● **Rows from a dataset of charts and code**
-=-=-
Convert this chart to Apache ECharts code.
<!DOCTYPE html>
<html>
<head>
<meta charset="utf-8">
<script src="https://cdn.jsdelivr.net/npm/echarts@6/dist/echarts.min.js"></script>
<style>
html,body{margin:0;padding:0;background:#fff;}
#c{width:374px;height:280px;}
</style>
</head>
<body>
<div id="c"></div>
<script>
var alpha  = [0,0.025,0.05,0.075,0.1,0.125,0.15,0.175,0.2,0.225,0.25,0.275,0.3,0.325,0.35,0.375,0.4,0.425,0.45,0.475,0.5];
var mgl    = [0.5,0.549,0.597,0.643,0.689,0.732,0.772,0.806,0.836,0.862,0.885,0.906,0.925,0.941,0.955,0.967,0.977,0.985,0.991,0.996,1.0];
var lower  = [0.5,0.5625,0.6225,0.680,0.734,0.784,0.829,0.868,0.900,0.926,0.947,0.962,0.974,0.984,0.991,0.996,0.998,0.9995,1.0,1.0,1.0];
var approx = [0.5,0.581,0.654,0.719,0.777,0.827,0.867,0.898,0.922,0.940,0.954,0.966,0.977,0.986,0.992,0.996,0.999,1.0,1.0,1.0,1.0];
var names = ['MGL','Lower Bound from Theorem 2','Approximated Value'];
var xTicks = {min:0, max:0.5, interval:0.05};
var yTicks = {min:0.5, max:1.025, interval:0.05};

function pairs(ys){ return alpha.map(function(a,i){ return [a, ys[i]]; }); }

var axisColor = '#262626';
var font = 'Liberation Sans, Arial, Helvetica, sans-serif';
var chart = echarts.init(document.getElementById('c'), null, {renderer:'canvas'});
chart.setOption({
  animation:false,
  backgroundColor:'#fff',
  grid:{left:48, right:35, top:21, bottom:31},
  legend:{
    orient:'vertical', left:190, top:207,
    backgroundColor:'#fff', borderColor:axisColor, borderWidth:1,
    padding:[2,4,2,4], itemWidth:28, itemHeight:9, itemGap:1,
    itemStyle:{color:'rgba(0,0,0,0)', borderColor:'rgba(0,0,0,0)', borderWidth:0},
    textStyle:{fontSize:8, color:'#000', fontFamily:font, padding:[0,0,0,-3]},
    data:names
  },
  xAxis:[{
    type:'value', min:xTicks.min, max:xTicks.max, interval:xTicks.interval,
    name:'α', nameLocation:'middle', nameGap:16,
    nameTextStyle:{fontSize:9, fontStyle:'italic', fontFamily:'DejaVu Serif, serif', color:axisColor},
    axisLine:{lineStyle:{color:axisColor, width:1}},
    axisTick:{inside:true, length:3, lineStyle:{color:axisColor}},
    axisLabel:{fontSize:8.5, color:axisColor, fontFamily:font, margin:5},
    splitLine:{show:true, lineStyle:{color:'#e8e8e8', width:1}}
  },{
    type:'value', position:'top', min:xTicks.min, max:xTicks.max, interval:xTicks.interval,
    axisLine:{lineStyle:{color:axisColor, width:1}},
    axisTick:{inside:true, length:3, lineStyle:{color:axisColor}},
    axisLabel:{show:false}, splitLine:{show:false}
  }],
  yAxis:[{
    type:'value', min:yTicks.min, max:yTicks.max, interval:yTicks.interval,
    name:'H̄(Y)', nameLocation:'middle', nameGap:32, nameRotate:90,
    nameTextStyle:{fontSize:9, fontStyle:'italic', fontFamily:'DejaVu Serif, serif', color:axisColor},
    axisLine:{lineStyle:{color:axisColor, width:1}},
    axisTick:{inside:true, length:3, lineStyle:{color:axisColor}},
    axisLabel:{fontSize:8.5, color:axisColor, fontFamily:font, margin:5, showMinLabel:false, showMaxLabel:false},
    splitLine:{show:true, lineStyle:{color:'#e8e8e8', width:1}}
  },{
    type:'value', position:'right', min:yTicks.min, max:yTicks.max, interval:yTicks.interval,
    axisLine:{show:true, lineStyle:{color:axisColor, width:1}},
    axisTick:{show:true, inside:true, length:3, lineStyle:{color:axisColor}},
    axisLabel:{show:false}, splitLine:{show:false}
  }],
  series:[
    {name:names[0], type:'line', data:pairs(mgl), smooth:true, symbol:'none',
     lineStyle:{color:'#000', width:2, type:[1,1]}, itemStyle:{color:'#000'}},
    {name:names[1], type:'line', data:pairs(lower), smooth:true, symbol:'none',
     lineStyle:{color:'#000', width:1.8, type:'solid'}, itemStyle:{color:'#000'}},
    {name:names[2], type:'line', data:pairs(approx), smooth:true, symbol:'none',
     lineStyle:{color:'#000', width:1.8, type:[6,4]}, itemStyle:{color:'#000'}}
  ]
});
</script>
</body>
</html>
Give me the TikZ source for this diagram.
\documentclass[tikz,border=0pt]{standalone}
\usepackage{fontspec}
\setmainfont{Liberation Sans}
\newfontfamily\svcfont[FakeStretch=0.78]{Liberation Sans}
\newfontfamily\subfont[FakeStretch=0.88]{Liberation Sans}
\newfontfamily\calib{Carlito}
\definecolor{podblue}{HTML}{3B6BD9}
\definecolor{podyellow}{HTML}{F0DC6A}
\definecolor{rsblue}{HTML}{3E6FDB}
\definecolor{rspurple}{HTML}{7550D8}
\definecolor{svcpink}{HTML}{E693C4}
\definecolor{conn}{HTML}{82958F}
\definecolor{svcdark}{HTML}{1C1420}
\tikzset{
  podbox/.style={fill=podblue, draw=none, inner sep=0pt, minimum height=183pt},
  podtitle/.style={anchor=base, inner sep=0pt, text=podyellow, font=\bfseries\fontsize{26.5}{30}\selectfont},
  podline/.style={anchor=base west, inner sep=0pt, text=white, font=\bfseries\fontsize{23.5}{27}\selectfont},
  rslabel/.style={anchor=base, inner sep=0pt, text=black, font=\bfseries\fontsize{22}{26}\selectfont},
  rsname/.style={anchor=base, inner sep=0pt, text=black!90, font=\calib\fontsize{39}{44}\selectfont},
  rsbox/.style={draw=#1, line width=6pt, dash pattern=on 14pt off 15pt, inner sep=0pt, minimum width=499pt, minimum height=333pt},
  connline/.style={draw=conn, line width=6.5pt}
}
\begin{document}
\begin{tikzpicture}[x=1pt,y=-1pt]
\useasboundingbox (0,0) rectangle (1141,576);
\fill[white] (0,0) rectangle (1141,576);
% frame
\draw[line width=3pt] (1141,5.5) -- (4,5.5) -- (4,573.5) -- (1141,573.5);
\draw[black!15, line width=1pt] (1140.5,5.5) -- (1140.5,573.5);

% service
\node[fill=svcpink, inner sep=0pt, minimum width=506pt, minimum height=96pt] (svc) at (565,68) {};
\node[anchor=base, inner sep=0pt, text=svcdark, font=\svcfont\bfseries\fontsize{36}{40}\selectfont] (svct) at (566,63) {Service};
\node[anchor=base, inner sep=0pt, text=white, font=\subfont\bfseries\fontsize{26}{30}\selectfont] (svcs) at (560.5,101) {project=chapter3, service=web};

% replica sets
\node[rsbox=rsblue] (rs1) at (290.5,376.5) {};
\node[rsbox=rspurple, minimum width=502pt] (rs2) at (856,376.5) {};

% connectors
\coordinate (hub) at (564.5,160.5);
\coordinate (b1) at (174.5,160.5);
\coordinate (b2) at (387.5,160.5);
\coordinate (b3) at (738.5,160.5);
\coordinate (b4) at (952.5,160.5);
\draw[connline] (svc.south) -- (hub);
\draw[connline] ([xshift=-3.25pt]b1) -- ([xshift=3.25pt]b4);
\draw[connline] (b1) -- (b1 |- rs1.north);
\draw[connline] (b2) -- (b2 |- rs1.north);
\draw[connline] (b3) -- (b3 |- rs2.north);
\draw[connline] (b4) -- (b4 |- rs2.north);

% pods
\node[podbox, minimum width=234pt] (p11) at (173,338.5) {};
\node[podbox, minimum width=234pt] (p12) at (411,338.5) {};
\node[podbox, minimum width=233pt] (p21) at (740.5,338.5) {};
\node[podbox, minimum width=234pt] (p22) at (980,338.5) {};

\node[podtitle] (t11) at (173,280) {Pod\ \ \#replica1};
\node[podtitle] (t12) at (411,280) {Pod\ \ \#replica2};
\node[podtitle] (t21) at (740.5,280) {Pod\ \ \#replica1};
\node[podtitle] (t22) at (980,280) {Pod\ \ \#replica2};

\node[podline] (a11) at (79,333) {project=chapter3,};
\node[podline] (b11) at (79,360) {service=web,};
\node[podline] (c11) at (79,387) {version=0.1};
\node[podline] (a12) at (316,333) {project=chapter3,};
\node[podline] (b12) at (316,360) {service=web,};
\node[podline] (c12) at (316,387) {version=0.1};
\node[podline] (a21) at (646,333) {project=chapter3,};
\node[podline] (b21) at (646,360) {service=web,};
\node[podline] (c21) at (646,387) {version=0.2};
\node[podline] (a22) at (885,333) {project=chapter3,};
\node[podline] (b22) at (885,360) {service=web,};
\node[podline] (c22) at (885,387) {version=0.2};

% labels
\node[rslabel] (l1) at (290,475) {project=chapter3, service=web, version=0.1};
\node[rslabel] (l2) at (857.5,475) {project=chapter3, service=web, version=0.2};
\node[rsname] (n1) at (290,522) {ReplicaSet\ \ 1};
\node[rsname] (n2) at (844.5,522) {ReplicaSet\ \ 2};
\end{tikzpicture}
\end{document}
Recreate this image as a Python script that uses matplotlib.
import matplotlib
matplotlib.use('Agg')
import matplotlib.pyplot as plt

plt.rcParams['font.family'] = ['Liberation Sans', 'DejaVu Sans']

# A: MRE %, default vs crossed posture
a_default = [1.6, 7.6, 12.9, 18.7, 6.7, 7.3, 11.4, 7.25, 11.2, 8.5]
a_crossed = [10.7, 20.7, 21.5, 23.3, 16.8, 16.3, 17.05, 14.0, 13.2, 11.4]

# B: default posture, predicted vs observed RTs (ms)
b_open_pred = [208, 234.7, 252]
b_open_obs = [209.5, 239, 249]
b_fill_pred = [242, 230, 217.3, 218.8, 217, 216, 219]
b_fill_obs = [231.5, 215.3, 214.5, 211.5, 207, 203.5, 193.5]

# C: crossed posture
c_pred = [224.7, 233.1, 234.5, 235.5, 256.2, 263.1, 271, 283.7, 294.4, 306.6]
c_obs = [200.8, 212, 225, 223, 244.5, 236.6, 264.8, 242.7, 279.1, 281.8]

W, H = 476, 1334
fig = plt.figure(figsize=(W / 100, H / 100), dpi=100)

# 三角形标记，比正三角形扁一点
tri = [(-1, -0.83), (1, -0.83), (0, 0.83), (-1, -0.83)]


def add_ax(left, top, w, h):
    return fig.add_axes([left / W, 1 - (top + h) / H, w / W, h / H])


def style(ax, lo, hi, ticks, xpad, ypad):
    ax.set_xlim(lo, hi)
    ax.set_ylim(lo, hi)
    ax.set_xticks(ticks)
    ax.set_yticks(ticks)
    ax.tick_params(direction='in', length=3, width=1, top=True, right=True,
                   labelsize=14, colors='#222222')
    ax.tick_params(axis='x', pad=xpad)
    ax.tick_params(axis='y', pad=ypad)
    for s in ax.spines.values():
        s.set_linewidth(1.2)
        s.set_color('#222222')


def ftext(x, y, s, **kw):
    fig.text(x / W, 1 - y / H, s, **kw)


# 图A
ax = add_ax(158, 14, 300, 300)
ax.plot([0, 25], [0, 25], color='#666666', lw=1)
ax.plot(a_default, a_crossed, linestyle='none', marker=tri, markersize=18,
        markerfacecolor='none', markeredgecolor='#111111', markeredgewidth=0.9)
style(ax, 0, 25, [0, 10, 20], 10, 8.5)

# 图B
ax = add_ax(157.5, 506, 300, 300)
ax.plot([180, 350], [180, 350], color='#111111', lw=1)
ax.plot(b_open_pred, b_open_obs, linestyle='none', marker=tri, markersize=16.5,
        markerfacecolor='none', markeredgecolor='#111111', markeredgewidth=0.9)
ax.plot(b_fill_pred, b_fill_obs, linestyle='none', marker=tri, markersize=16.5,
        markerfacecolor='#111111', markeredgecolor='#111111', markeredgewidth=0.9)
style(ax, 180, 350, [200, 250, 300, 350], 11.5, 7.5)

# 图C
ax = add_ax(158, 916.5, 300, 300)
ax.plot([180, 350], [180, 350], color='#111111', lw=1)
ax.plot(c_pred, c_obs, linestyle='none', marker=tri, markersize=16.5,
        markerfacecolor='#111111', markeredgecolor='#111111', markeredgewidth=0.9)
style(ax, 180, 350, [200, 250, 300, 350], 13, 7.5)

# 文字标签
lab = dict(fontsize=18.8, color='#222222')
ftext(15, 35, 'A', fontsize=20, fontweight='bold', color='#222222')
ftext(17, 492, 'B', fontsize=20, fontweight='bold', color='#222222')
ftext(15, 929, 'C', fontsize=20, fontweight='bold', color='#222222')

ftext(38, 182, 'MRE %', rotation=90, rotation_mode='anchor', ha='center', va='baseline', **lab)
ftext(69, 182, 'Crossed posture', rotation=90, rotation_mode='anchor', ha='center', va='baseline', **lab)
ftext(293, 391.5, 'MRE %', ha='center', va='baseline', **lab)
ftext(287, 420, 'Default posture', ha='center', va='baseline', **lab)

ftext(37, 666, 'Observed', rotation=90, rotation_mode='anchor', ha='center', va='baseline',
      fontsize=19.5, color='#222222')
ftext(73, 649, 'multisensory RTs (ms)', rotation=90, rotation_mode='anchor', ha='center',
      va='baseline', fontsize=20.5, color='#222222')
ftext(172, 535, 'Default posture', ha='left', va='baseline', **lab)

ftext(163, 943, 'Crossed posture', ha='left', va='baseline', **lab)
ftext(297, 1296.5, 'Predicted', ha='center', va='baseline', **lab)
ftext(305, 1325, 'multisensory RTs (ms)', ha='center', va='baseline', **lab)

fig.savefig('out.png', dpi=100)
-=-=-
● **Written task**
Retype, word for word, every line from the line with "Recreate this image" to the line with "style(ax, 0, 25, [0, 10, 20], 10, 8.5)", inclusive. Add nothing.

● **Problem solution**
Recreate this image as a Python script that uses matplotlib.
import matplotlib
matplotlib.use('Agg')
import matplotlib.pyplot as plt

plt.rcParams['font.family'] = ['Liberation Sans', 'DejaVu Sans']

# A: MRE %, default vs crossed posture
a_default = [1.6, 7.6, 12.9, 18.7, 6.7, 7.3, 11.4, 7.25, 11.2, 8.5]
a_crossed = [10.7, 20.7, 21.5, 23.3, 16.8, 16.3, 17.05, 14.0, 13.2, 11.4]

# B: default posture, predicted vs observed RTs (ms)
b_open_pred = [208, 234.7, 252]
b_open_obs = [209.5, 239, 249]
b_fill_pred = [242, 230, 217.3, 218.8, 217, 216, 219]
b_fill_obs = [231.5, 215.3, 214.5, 211.5, 207, 203.5, 193.5]

# C: crossed posture
c_pred = [224.7, 233.1, 234.5, 235.5, 256.2, 263.1, 271, 283.7, 294.4, 306.6]
c_obs = [200.8, 212, 225, 223, 244.5, 236.6, 264.8, 242.7, 279.1, 281.8]

W, H = 476, 1334
fig = plt.figure(figsize=(W / 100, H / 100), dpi=100)

# 三角形标记，比正三角形扁一点
tri = [(-1, -0.83), (1, -0.83), (0, 0.83), (-1, -0.83)]


def add_ax(left, top, w, h):
    return fig.add_axes([left / W, 1 - (top + h) / H, w / W, h / H])


def style(ax, lo, hi, ticks, xpad, ypad):
    ax.set_xlim(lo, hi)
    ax.set_ylim(lo, hi)
    ax.set_xticks(ticks)
    ax.set_yticks(ticks)
    ax.tick_params(direction='in', length=3, width=1, top=True, right=True,
                   labelsize=14, colors='#222222')
    ax.tick_params(axis='x', pad=xpad)
    ax.tick_params(axis='y', pad=ypad)
    for s in ax.spines.values():
        s.set_linewidth(1.2)
        s.set_color('#222222')


def ftext(x, y, s, **kw):
    fig.text(x / W, 1 - y / H, s, **kw)


# 图A
ax = add_ax(158, 14, 300, 300)
ax.plot([0, 25], [0, 25], color='#666666', lw=1)
ax.plot(a_default, a_crossed, linestyle='none', marker=tri, markersize=18,
        markerfacecolor='none', markeredgecolor='#111111', markeredgewidth=0.9)
style(ax, 0, 25, [0, 10, 20], 10, 8.5)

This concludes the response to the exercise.